Paying For Talent: Buzz Feed Leads The Way
Buzz Feed might be best known for it’s no-shame approach to littering their site with click bait, but their “Books” vertical is getting a lot of positive attention from the literary world right now. Seed Jones has just been hired as their Literary Editor and he is making his presence known by spearheading Buzz Feed’s first fellowship for emerging writers. The fellowship is seeking previously unpublished writers to participate in a four month program that includes career mentorship, research, reporting, pitching ideas, and panel discussions. The biggest surprise about this fellowship is that it is offering writers $12,000 over the course of the program. There are a limited number of fellowships available to unpublished writers, and many new writers revert to writing for various online magazines for no pay. Buzz Feed is paving the way for appreciating artists no matter what stage they are in their career.
There are many start-up websites and magazines that do not offer writers payment for their contributions mainly because they cannot do so from a financial standpoint, but then there are also much more prominent publications that still offer no pay. Back in September, it was reported by several news outlets like Gawker and Time that the actress/director/author Lena Dunham was not offering payment to those who auditioned to be a part of her book tour. From an interview with Dunham and The New York Times:
The seven who made the final cut won’t be making cameos in “Girls,” Ms. Dunham’s HBO show about Brooklyn 20-somethings. Instead, they’ll be the warm-up acts — performing free of charge — on an elaborately produced, 11-city tour to promote Ms. Dunham’s new book, “Not That Kind of Girl.”

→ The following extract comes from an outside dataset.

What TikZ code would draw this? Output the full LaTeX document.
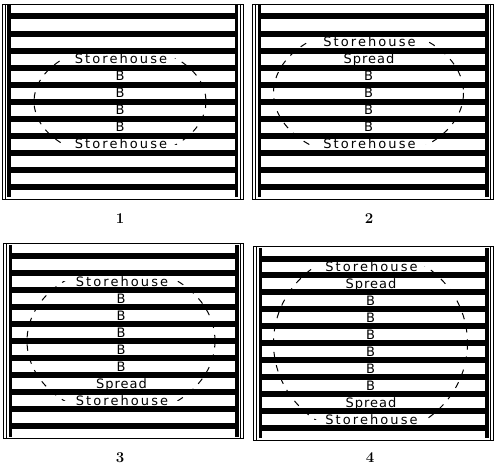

Historically, the value we place on artists has evolved in many ways. Artists have had to suffer under whatever the current mood is of society towards artists in their era. Actors struggled to receive the appreciation they deserved in the 16th and 17th centuries in Elizabethan England and the landscape for artists has changed several times throughout history. The biggest misconception among people now, is that people feel entitled to art and we weigh the talent that a skilled writer has far differently than the type of talent a successful stockbroker must possess. Can you guess which kind of talent makes you more money? Furthermore, it is increasingly difficult to not take advantage of certain services and technologies that give us cheaper access to art that is actually hurting the very artists we hold in high regard. Do you ever browse the bookstore for new titles and recommendations and then buy the books on amazon? Do you ever go to a concert of an up-and-coming band at a whole-in-the-wall bar and instead of buying the CDs they’re selling, look them up on Spotify? The conundrum people face is that we need and crave art, music, and books, but we’ve gotten used to not having to pay for it. However, as opportunities like the fellowship Buzz Feed is offering become more frequent, hopefully society will begin to regard artists’ contributions in way that is in line with the public’s demand for quality art and literature.